No, the man did not get the Arabic.

“The leader says that by dancing this way, we pass over into the other world. We shed our ego in this life.”

“Yes, shed the ego,” the Pakistani repeated.

“We shed our normal consciousness.”

“Ah yes.” The Pakistani suddenly looked tense and a little at sea. “You mean we pass into a different state of mind?”

“It’s as Rumi says. We drink the wine of love.”

“Ah yes, love.”

“Love is what we are striving for. It is all about love. And no one can make love grow by itself. It cannot be forced. It must come of its own accord.”

There was a slight tension now. It was the idea of wine, even metaphorical wine. One can see why fundamentalists have always hated Sufism. For not only did Sufis use wine as a metaphor of intoxicating love, they also advocated love of Christians and Jews.
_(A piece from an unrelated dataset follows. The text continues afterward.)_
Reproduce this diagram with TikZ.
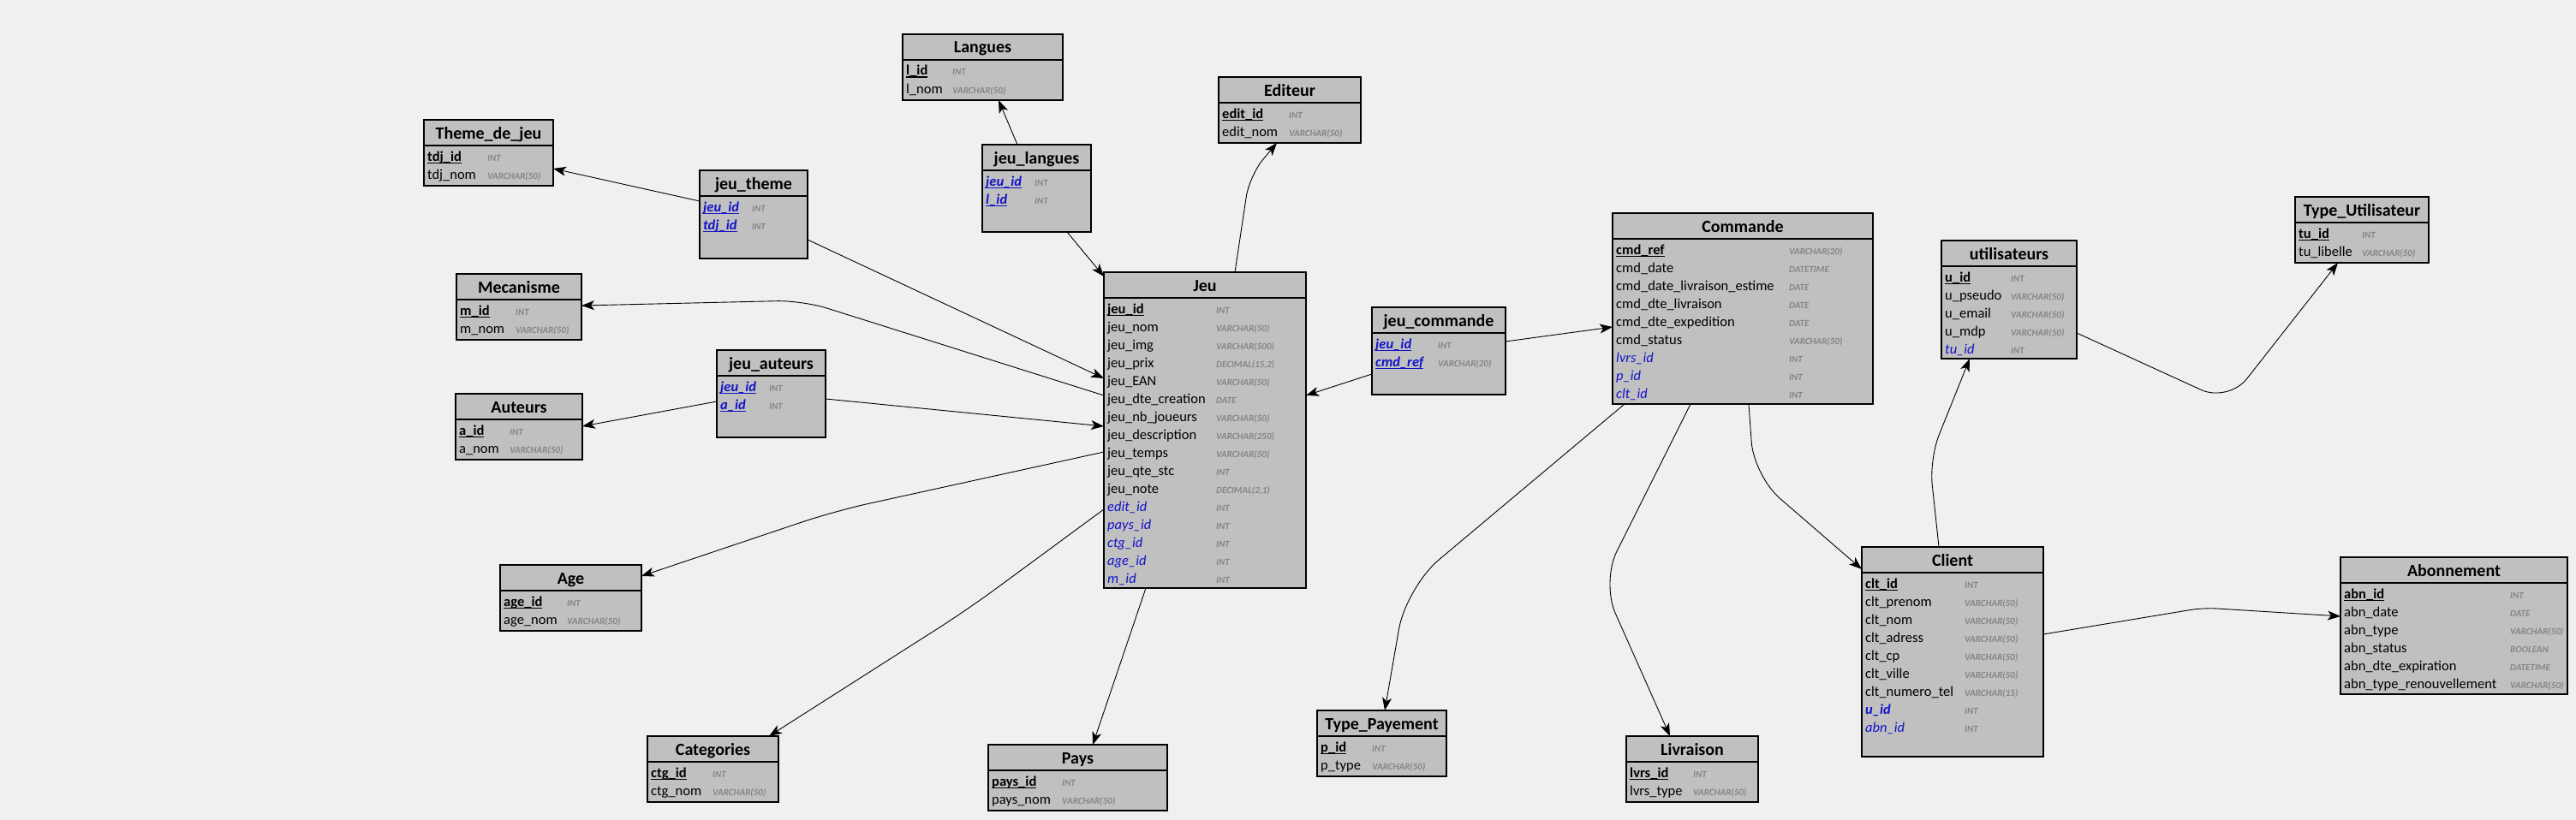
\documentclass[tikz,border=0pt]{standalone}
\usepackage{fontspec}
\setmainfont{Carlito}
\usetikzlibrary{arrows.meta,calc}
\definecolor{bgc}{HTML}{F0F0F0}
\definecolor{boxc}{HTML}{C0C0C0}
\definecolor{fkc}{RGB}{20,20,200}
\definecolor{typc}{HTML}{858585}
\newcounter{rowk}
\newcommand{\pkul}[1]{\setbox0=\hbox{#1}\rlap{\rule[-2.6pt]{\wd0}{1.1pt}}\box0}
\tikzset{
  tblbox/.style={rectangle, draw=black, line width=1.2pt, fill=boxc, inner sep=0pt, outer sep=0pt},
  tblhead/.style={font=\fontsize{20}{20}\selectfont\bfseries, inner sep=0pt, anchor=base},
  plainrow/.style={font=\fontsize{16.5}{16.5}\selectfont, inner sep=0pt, anchor=base west},
  pkrow/.style={plainrow, font=\fontsize{16.5}{16.5}\selectfont\bfseries},
  fkrow/.style={plainrow, font=\fontsize{16.5}{16.5}\selectfont\itshape, text=fkc},
  pkfkrow/.style={plainrow, font=\fontsize{16.5}{16.5}\selectfont\bfseries\itshape, text=fkc},
  typrow/.style={font=\fontsize{11}{11}\selectfont\bfseries\itshape, text=typc, inner sep=0pt, anchor=base west},
  link/.style={draw=black, line width=0.9pt, -{Stealth[length=15pt,width=11pt,inset=4pt]}},
}
\newcommand{\ERtab}[7]{%
  \node[tblbox, minimum width=#4pt, minimum height=#5pt, anchor=north west] (#1) at (#2,#3) {};
  \draw[line width=1.4pt] ($(#1.north west)+(0,30)$) -- ($(#1.north east)+(0,30)$);
  \node[tblhead] (#1-title) at ($(#1.north)+(0,22)$) {#6};
  \gdef\curname{#1}\gdef\curx{#2}\gdef\cury{#3}\gdef\curt{#7}\setcounter{rowk}{0}}
\newcommand{\ERrow}[3]{%
  \stepcounter{rowk}%
  \node[#1] (\curname-n\therowk) at (\curx+4, \cury+27+21*\therowk) {#2};
  \node[typrow] (\curname-t\therowk) at (\curx+\curt, \cury+27+21*\therowk) {#3};}
\begin{document}
\begin{tikzpicture}[x=1pt, y=-1pt]
\useasboundingbox (0,0) rectangle (3008,958);
\fill[bgc] (0,0) rectangle (3008,958);

\ERtab{tdj}{495}{140}{151}{77}{Theme\_de\_jeu}{74}
\ERrow{pkrow}{\pkul{tdj\_id}}{INT}
\ERrow{plainrow}{tdj\_nom}{VARCHAR(50)}

\ERtab{jtheme}{817}{199}{126}{103}{jeu\_theme}{61}
\ERrow{pkfkrow}{\pkul{jeu\_id}}{INT}
\ERrow{pkfkrow}{\pkul{tdj\_id}}{INT}

\ERtab{lang}{1054}{40}{187}{77}{Langues}{58}
\ERrow{pkrow}{\pkul{l\_id}}{INT}
\ERrow{plainrow}{l\_nom}{VARCHAR(50)}

\ERtab{jlang}{1147}{169}{127}{102}{jeu\_langues}{61}
\ERrow{pkfkrow}{\pkul{jeu\_id}}{INT}
\ERrow{pkfkrow}{\pkul{l\_id}}{INT}

\ERtab{edit}{1423}{90}{166}{77}{Editeur}{82}
\ERrow{pkrow}{\pkul{edit\_id}}{INT}
\ERrow{plainrow}{edit\_nom}{VARCHAR(50)}

\ERtab{jeu}{1289}{318}{236}{369}{Jeu}{131}
\ERrow{pkrow}{\pkul{jeu\_id}}{INT}
\ERrow{plainrow}{jeu\_nom}{VARCHAR(50)}
\ERrow{plainrow}{jeu\_img}{VARCHAR(500)}
\ERrow{plainrow}{jeu\_prix}{DECIMAL(15,2)}
\ERrow{plainrow}{jeu\_EAN}{VARCHAR(50)}
\ERrow{plainrow}{jeu\_dte\_creation}{DATE}
\ERrow{plainrow}{jeu\_nb\_joueurs}{VARCHAR(50)}
\ERrow{plainrow}{jeu\_description}{VARCHAR(250)}
\ERrow{plainrow}{jeu\_temps}{VARCHAR(50)}
\ERrow{plainrow}{jeu\_qte\_stc}{INT}
\ERrow{plainrow}{jeu\_note}{DECIMAL(2,1)}
\ERrow{fkrow}{edit\_id}{INT}
\ERrow{fkrow}{pays\_id}{INT}
\ERrow{fkrow}{ctg\_id}{INT}
\ERrow{fkrow}{age\_id}{INT}
\ERrow{fkrow}{m\_id}{INT}

\ERtab{jcmd}{1602}{359}{156}{102}{jeu\_commande}{77}
\ERrow{pkfkrow}{\pkul{jeu\_id}}{INT}
\ERrow{pkfkrow}{\pkul{cmd\_ref}}{VARCHAR(20)}

\ERtab{cmd}{1883}{249}{304}{223}{Commande}{206}
\ERrow{pkrow}{\pkul{cmd\_ref}}{VARCHAR(20)}
\ERrow{plainrow}{cmd\_date}{DATETIME}
\ERrow{plainrow}{cmd\_date\_livraison\_estime}{DATE}
\ERrow{plainrow}{cmd\_dte\_livraison}{DATE}
\ERrow{plainrow}{cmd\_dte\_expedition}{DATE}
\ERrow{plainrow}{cmd\_status}{VARCHAR(50)}
\ERrow{fkrow}{lvrs\_id}{INT}
\ERrow{fkrow}{p\_id}{INT}
\ERrow{fkrow}{clt\_id}{INT}

\ERtab{users}{2267}{281}{158}{138}{utilisateurs}{81}
\ERrow{pkrow}{\pkul{u\_id}}{INT}
\ERrow{plainrow}{u\_pseudo}{VARCHAR(50)}
\ERrow{plainrow}{u\_email}{VARCHAR(50)}
\ERrow{plainrow}{u\_mdp}{VARCHAR(50)}
\ERrow{fkrow}{tu\_id}{INT}

\ERtab{tuser}{2680}{230}{156}{77}{Type\_Utilisateur}{78}
\ERrow{pkrow}{\pkul{tu\_id}}{INT}
\ERrow{plainrow}{tu\_libelle}{VARCHAR(50)}

\ERtab{client}{2174}{639}{212}{245}{Client}{120}
\ERrow{pkrow}{\pkul{clt\_id}}{INT}
\ERrow{plainrow}{clt\_prenom}{VARCHAR(50)}
\ERrow{plainrow}{clt\_nom}{VARCHAR(50)}
\ERrow{plainrow}{clt\_adress}{VARCHAR(50)}
\ERrow{plainrow}{clt\_cp}{VARCHAR(50)}
\ERrow{plainrow}{clt\_ville}{VARCHAR(50)}
\ERrow{plainrow}{clt\_numero\_tel}{VARCHAR(15)}
\ERrow{pkfkrow}{u\_id}{INT}
\ERrow{fkrow}{abn\_id}{INT}

\ERtab{abn}{2733}{651}{265}{160}{Abonnement}{198}
\ERrow{pkrow}{\pkul{abn\_id}}{INT}
\ERrow{plainrow}{abn\_date}{DATE}
\ERrow{plainrow}{abn\_type}{VARCHAR(50)}
\ERrow{plainrow}{abn\_status}{BOOLEAN}
\ERrow{plainrow}{abn\_dte\_expiration}{DATETIME}
\ERrow{plainrow}{abn\_type\_renouvellement}{VARCHAR(50)}

\ERtab{meca}{533}{320}{146}{77}{Mecanisme}{69}
\ERrow{pkrow}{\pkul{m\_id}}{INT}
\ERrow{plainrow}{m\_nom}{VARCHAR(50)}

\ERtab{jaut}{837}{409}{127}{102}{jeu\_auteurs}{61}
\ERrow{pkfkrow}{\pkul{jeu\_id}}{INT}
\ERrow{pkfkrow}{\pkul{a\_id}}{INT}

\ERtab{aut}{532}{460}{148}{77}{Auteurs}{63}
\ERrow{pkrow}{\pkul{a\_id}}{INT}
\ERrow{plainrow}{a\_nom}{VARCHAR(50)}

\ERtab{age}{584}{660}{165}{77}{Age}{78}
\ERrow{pkrow}{\pkul{age\_id}}{INT}
\ERrow{plainrow}{age\_nom}{VARCHAR(50)}

\ERtab{ctg}{756}{860}{153}{77}{Categories}{76}
\ERrow{pkrow}{\pkul{ctg\_id}}{INT}
\ERrow{plainrow}{ctg\_nom}{VARCHAR(50)}

\ERtab{pays}{1154}{870}{209}{77}{Pays}{86}
\ERrow{pkrow}{\pkul{pays\_id}}{INT}
\ERrow{plainrow}{pays\_nom}{VARCHAR(50)}

\ERtab{tpay}{1538}{830}{151}{77}{Type\_Payement}{64}
\ERrow{pkrow}{\pkul{p\_id}}{INT}
\ERrow{plainrow}{p\_type}{VARCHAR(50)}

\ERtab{livr}{1899}{860}{154}{77}{Livraison}{78}
\ERrow{pkrow}{\pkul{lvrs\_id}}{INT}
\ERrow{plainrow}{lvrs\_type}{VARCHAR(50)}

% connectors
\draw[link] ($(jtheme.north west)+(0,36)$) -- ($(tdj.north west)+(151,57)$);
\draw[link] ($(jtheme.north west)+(126,81)$) -- ($(jeu.north west)+(0,124)$);
\draw[link] ($(jlang.north west)+(41,0)$) -- ($(lang.north west)+(112,77)$);
\draw[link] ($(jlang.north west)+(99,102)$) -- ($(jeu.north west)+(0,5)$);
\draw[link, rounded corners=25pt] ($(jeu.north west)+(153,0)$) -- (1459,205) -- ($(edit.north west)+(68,77)$);
\draw[link, rounded corners=30pt] ($(jeu.north west)+(0,144)$) -- (937,351) -- ($(meca.north west)+(146,37)$);
\draw[link] ($(jaut.north west)+(0,60)$) -- ($(aut.north west)+(148,38)$);
\draw[link] ($(jaut.north west)+(127,57)$) -- ($(jeu.north west)+(0,180)$);
\draw[link, rounded corners=40pt] ($(jeu.north west)+(0,210)$) -- (975,597) -- ($(age.north west)+(165,13)$);
\draw[link, rounded corners=40pt] ($(jeu.north west)+(0,277)$) -- (1130,712) -- ($(ctg.north west)+(142,0)$);
\draw[link] ($(jeu.north west)+(49,369)$) -- ($(pays.north west)+(122,0)$);
\draw[link] ($(jcmd.north west)+(0,78)$) -- ($(jeu.north west)+(236,144)$);
\draw[link] ($(jcmd.north west)+(156,40)$) -- ($(cmd.north west)+(0,133)$);
\draw[link, rounded corners=50pt] ($(cmd.north west)+(14,223)$) -- (1642,686) -- ($(tpay.north west)+(79,0)$);
\draw[link, rounded corners=40pt] ($(cmd.north west)+(91,223)$) -- (1870,680) -- ($(livr.north west)+(51,0)$);
\draw[link, rounded corners=40pt] ($(cmd.north west)+(159,223)$) -- (2048,556) -- ($(client.north west)+(0,26)$);
\draw[link, rounded corners=30pt] ($(client.north west)+(90,0)$) -- (2253,536) -- ($(users.north west)+(33,138)$);
\draw[link, rounded corners=15pt] ($(client.north west)+(212,102)$) -- (2573,710) -- ($(abn.north west)+(0,69)$);
\draw[link, rounded corners=35pt] ($(users.north west)+(158,108)$) -- (2602,470) -- ($(tuser.north west)+(50,77)$);
\end{tikzpicture}
\end{document}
The advantage of the Pakistani’s presence was that now I could understand some of the exchanges better. The leader chatted and cajoled, chain-smoking furiously, cracking little jokes and demanding some chocolate biscuits and tea that boys were carrying around the room on precariously balanced trays. It lasted an hour. Eventually, the leader tired of it and called an end to the questions. All rose. There was an orderly and polite scramble for the doors. We put on our shoes outside, under dripping icicles, and came back into the street, mobbed by the burly beggars in black.
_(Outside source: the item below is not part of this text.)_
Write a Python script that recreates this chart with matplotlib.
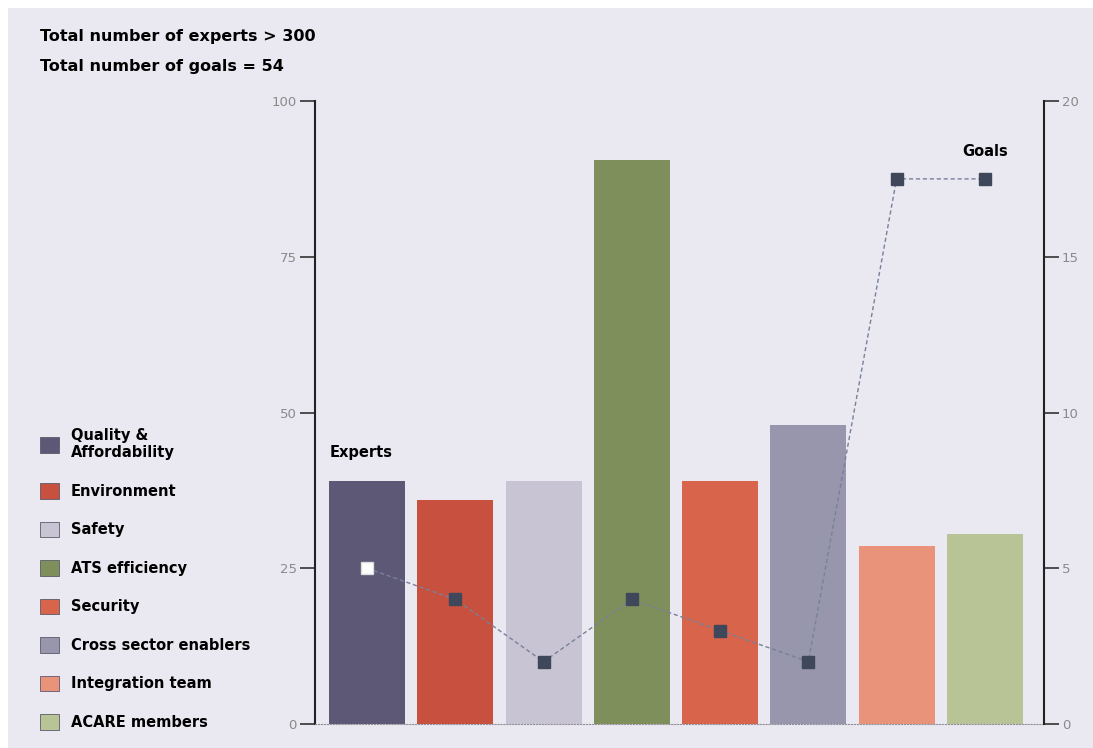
import numpy as np
import matplotlib
matplotlib.use("Agg")
import matplotlib.pyplot as plt
from matplotlib.patches import Patch, Rectangle

# --- DATA ---
categories = ["Quality &\nAffordability", "Environment", "Safety", "ATS efficiency",
              "Security", "Cross sector enablers", "Integration team", "ACARE members"]
experts = [39, 36, 39, 90.5, 39, 48, 28.5, 30.5]
goals = [5, 4, 2, 4, 3, 2, 17.5, 17.5]
bar_colors = ["#5e5877", "#c8503e", "#c9c4d3", "#7f8f5b",
              "#d8644c", "#9796ad", "#e8937a", "#b8c496"]
header_lines = ["Total number of experts > 300", "Total number of goals = 54"]

W, H = 1093, 748
bg = "#eae8f0"

fig = plt.figure(figsize=(W / 100, H / 100), dpi=100, facecolor="white")
fig.patches.append(Rectangle((8 / W, 0), 1 - 8 / W, 1 - 8 / H, transform=fig.transFigure,
                             facecolor=bg, edgecolor="none", zorder=-10))

ax = fig.add_axes([315 / W, 1 - 724 / H, (1044 - 315) / W, (724 - 101) / H])
ax.set_facecolor("none")
x = np.arange(len(categories))
ax.bar(x, experts, width=0.86, color=bar_colors, zorder=2)
ax.set_xlim(-0.59, 7.67)
ax.set_ylim(0, 100)
ax.set_yticks([0, 25, 50, 75, 100])
ax.set_xticks([])
ax.tick_params(axis="y", direction="out", length=11, width=1.2, color="#333333",
               labelcolor="#8a8a8a", labelsize=9.5, pad=2)
for s in ["top", "right"]:
    ax.spines[s].set_visible(False)
ax.spines["left"].set_linewidth(1.5)
ax.spines["left"].set_color("#222222")
ax.spines["bottom"].set_linestyle(":")
ax.spines["bottom"].set_color("#8f8f99")

ax2 = ax.twinx()
ax2.set_ylim(0, 20)
ax2.set_yticks([0, 5, 10, 15, 20])
ax2.plot(x, goals, color="#76819a", lw=1, ls=(0, (3, 2)), zorder=3)
ax2.plot(x, goals, ls="none", marker="s", markersize=8.5, color="#3e485a", zorder=4)
ax2.plot(x[:1], goals[:1], ls="none", marker="s", markersize=8.5, color="white",
         markeredgecolor="#dddddd", zorder=5)
ax2.tick_params(axis="y", direction="out", length=11, width=1.2, color="#333333",
                labelcolor="#8a8a8a", labelsize=9.5, pad=2)
for s in ["top", "left", "bottom"]:
    ax2.spines[s].set_visible(False)
ax2.spines["right"].set_linewidth(1.5)
ax2.spines["right"].set_color("#222222")

ax.text(330 / W, 1 - 452 / H, "Experts", transform=fig.transFigure,
        fontsize=10.5, fontweight="bold", va="center")
ax.text(962 / W, 1 - 151 / H, "Goals", transform=fig.transFigure,
        fontsize=10.5, fontweight="bold", va="center")

for i, line in enumerate(header_lines):
    fig.text(40 / W, 1 - (36 + 30 * i) / H, line, fontsize=11.5, fontweight="bold",
             va="center", ha="left")

handles = [Patch(facecolor=c, edgecolor="#5a5a6a", linewidth=0.6) for c in bar_colors]
fig.legend(handles, categories, loc="upper left", bbox_to_anchor=(40 / W, 1 - 428 / H),
           frameon=False, prop={"size": 10.5, "weight": "bold"}, handlelength=1.3,
           handleheight=1.3, handletextpad=0.8, labelspacing=1.55, borderpad=0,
           borderaxespad=0)

fig.savefig("out.png", dpi=100, facecolor=fig.get_facecolor())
On the far side of Fevzi Paşa, the streets slope downward through ancient neighborhoods now rebuilt as cement tenements, their surfaces barnacled with satellite dishes. The lamps strung high up between them rock back and forth in the winds, making the alleys flash in and out of darkness. I went down alone, having said my fond goodnights to Monsieur de Courtois, and the mood of Sufi intoxication persisted until I came to the oval plaza of dark orange buildings where a forbidding Roman column stands, the Column of Marcian.